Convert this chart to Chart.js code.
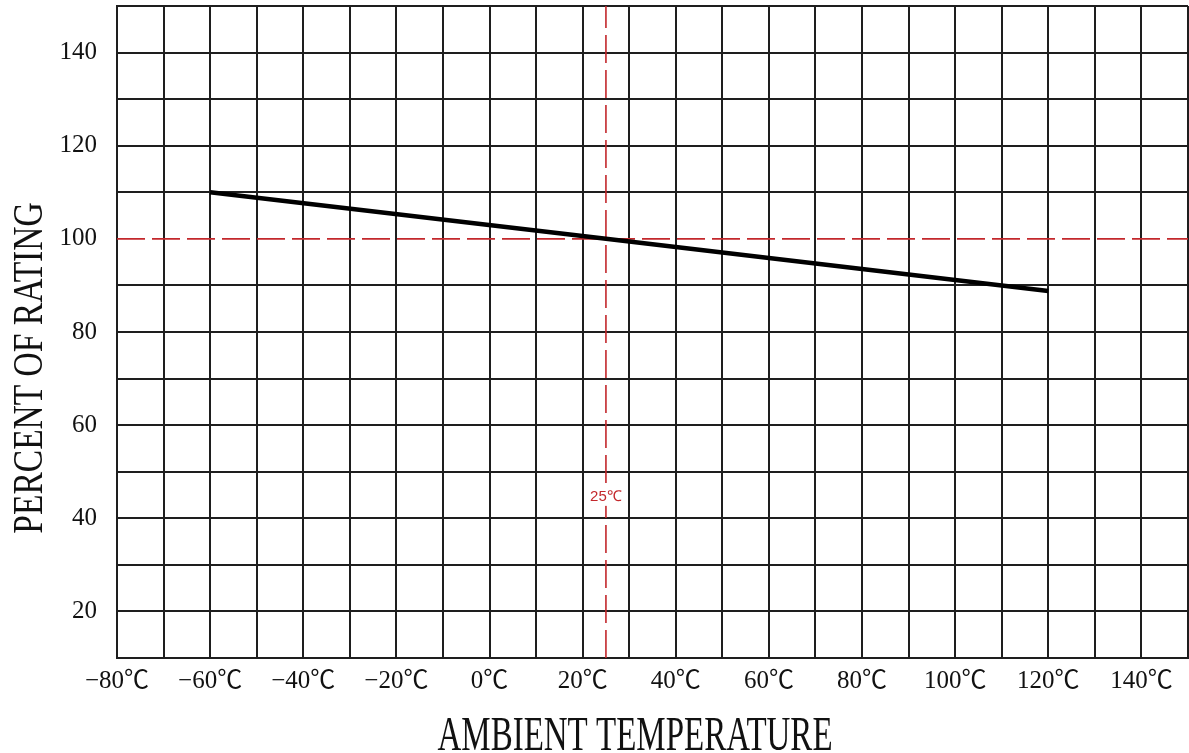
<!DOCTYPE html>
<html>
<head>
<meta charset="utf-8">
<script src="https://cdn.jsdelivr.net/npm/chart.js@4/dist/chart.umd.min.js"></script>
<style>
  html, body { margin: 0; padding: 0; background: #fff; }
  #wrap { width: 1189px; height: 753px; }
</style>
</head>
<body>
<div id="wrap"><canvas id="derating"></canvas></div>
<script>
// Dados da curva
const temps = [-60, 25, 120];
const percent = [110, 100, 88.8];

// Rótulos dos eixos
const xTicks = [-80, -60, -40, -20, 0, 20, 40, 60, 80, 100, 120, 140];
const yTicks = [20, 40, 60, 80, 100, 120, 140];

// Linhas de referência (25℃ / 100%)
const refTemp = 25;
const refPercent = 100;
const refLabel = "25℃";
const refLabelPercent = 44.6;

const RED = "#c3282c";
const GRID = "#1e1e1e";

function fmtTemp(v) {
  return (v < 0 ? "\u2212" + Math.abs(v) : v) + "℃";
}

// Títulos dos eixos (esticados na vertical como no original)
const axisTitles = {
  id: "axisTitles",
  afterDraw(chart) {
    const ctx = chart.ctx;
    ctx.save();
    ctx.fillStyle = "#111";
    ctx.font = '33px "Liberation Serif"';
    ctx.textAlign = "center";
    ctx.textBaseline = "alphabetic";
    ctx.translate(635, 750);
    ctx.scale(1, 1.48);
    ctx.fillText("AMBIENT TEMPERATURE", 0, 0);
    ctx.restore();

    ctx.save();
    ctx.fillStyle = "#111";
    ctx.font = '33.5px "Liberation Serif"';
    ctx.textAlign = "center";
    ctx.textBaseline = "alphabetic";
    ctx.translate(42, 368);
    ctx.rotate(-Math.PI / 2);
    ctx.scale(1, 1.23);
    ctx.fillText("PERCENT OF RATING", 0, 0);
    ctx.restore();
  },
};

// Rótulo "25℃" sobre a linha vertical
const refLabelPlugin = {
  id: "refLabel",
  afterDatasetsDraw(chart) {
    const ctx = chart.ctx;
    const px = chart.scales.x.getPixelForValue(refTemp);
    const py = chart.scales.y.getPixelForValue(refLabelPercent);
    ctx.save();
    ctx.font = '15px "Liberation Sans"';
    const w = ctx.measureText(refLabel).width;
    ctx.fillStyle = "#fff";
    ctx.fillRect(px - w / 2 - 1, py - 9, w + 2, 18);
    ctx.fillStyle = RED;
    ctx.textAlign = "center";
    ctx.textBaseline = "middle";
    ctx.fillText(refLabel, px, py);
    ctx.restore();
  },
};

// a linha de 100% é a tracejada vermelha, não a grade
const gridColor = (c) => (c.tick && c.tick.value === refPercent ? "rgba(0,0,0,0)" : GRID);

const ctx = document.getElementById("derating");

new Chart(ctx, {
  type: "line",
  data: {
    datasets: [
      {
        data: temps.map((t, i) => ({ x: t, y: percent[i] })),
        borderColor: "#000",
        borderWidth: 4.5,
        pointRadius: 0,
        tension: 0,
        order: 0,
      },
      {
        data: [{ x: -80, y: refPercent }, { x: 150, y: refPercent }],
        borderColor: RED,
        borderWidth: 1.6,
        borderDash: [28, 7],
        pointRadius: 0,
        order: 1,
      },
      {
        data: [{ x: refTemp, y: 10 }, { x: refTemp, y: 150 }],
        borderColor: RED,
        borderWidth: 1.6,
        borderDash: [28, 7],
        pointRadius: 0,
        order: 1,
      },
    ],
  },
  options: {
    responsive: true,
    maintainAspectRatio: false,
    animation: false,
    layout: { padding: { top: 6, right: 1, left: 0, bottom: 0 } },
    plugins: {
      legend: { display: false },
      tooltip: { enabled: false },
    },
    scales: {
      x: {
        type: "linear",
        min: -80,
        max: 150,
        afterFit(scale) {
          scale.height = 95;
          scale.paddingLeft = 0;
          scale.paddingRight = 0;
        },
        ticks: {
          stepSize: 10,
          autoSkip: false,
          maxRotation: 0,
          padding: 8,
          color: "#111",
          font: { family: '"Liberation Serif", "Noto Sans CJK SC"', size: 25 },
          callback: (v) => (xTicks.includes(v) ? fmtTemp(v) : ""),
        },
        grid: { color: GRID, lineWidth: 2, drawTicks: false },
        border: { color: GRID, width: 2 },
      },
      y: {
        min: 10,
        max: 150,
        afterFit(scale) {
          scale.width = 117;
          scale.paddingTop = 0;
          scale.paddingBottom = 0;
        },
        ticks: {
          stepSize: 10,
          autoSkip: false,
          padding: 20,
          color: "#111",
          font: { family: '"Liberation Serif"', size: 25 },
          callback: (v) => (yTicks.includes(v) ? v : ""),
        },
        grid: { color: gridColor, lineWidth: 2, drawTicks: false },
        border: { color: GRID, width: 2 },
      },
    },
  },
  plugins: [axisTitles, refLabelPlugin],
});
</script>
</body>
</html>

_ _ _ _ _ _ _

Problem statement — Restate only the lines running from the start of the material above through the line containing "const percent = [110, 100, 88.8];", ends included. No pictures.

Task result —
Convert this chart to Chart.js code.
<!DOCTYPE html>
<html>
<head>
<meta charset="utf-8">
<script src="https://cdn.jsdelivr.net/npm/chart.js@4/dist/chart.umd.min.js"></script>
<style>
  html, body { margin: 0; padding: 0; background: #fff; }
  #wrap { width: 1189px; height: 753px; }
</style>
</head>
<body>
<div id="wrap"><canvas id="derating"></canvas></div>
<script>
// Dados da curva
const temps = [-60, 25, 120];
const percent = [110, 100, 88.8];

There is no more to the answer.